▽
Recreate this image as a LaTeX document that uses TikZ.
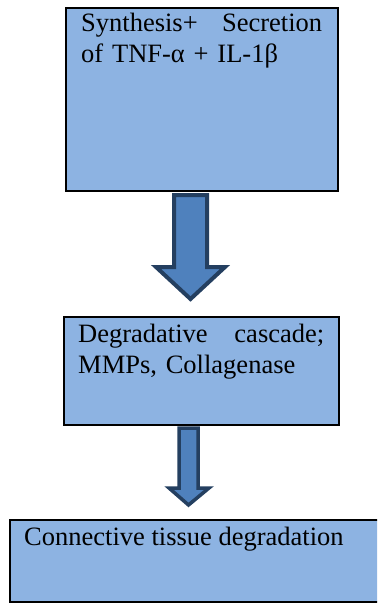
\documentclass[tikz,border=0pt]{standalone}
\usepackage{fontspec}
\setmainfont{Liberation Serif}
\usetikzlibrary{positioning}
\definecolor{boxblue}{HTML}{8DB3E2}
\definecolor{arrblue}{HTML}{4F81BD}
\definecolor{arrline}{HTML}{243F60}

\begin{document}
\begin{tikzpicture}[x=1pt, y=-1pt, box/.style = {draw=black, line width=2pt, fill=boxblue, inner sep=0pt}, txt/.style = {anchor=base west, inner sep=0pt, font=\fontsize{26.5}{31}\selectfont, align=left}, blk/.style = {draw=arrline, fill=arrblue, line join=miter}]
\clip (0,0) rectangle (377,604);
\node[box, minimum width=272pt, minimum height=183pt] (synth) at (202,99.5) {};
\node[box, minimum width=275pt, minimum height=108pt] (cascade) at (201.5,371) {};
\node[box, minimum width=380pt, minimum height=82pt] (tissue) at (200,561) {};
\node[txt, text width=241pt] (synthtxt) at (81,32) {Synthesis+ \hfill Secretion\\of TNF-α + IL-1β};
\node[txt, text width=246pt] (cascadetxt) at (78,342) {Degradative \hfill cascade;\\MMPs, Collagenase};
\node[txt] (tissuetxt) at (24,545) {Connective tissue degradation};
% block arrows between the boxes
\draw[blk, line width=4pt] (174,195) -- (174,267) -- (156,267) -- (190.5,299) -- (225,267) -- (207,267) -- (207,195) -- cycle;
\draw[blk, line width=3.5pt] (179,428) -- (179,488) -- (169,488) -- (188.5,505) -- (209,488) -- (198,488) -- (198,428) -- cycle;
\end{tikzpicture}
\end{document}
△
Exercise details>
Please write out all the data again word for word, but not the pictures.

Result of the task>
Recreate this image as a LaTeX document that uses TikZ.
\documentclass[tikz,border=0pt]{standalone}
\usepackage{fontspec}
\setmainfont{Liberation Serif}
\usetikzlibrary{positioning}
\definecolor{boxblue}{HTML}{8DB3E2}
\definecolor{arrblue}{HTML}{4F81BD}
\definecolor{arrline}{HTML}{243F60}

\begin{document}
\begin{tikzpicture}[x=1pt, y=-1pt, box/.style = {draw=black, line width=2pt, fill=boxblue, inner sep=0pt}, txt/.style = {anchor=base west, inner sep=0pt, font=\fontsize{26.5}{31}\selectfont, align=left}, blk/.style = {draw=arrline, fill=arrblue, line join=miter}]
\clip (0,0) rectangle (377,604);
\node[box, minimum width=272pt, minimum height=183pt] (synth) at (202,99.5) {};
\node[box, minimum width=275pt, minimum height=108pt] (cascade) at (201.5,371) {};
\node[box, minimum width=380pt, minimum height=82pt] (tissue) at (200,561) {};
\node[txt, text width=241pt] (synthtxt) at (81,32) {Synthesis+ \hfill Secretion\\of TNF-α + IL-1β};
\node[txt, text width=246pt] (cascadetxt) at (78,342) {Degradative \hfill cascade;\\MMPs, Collagenase};
\node[txt] (tissuetxt) at (24,545) {Connective tissue degradation};
% block arrows between the boxes
\draw[blk, line width=4pt] (174,195) -- (174,267) -- (156,267) -- (190.5,299) -- (225,267) -- (207,267) -- (207,195) -- cycle;
\draw[blk, line width=3.5pt] (179,428) -- (179,488) -- (169,488) -- (188.5,505) -- (209,488) -- (198,488) -- (198,428) -- cycle;
\end{tikzpicture}
\end{document}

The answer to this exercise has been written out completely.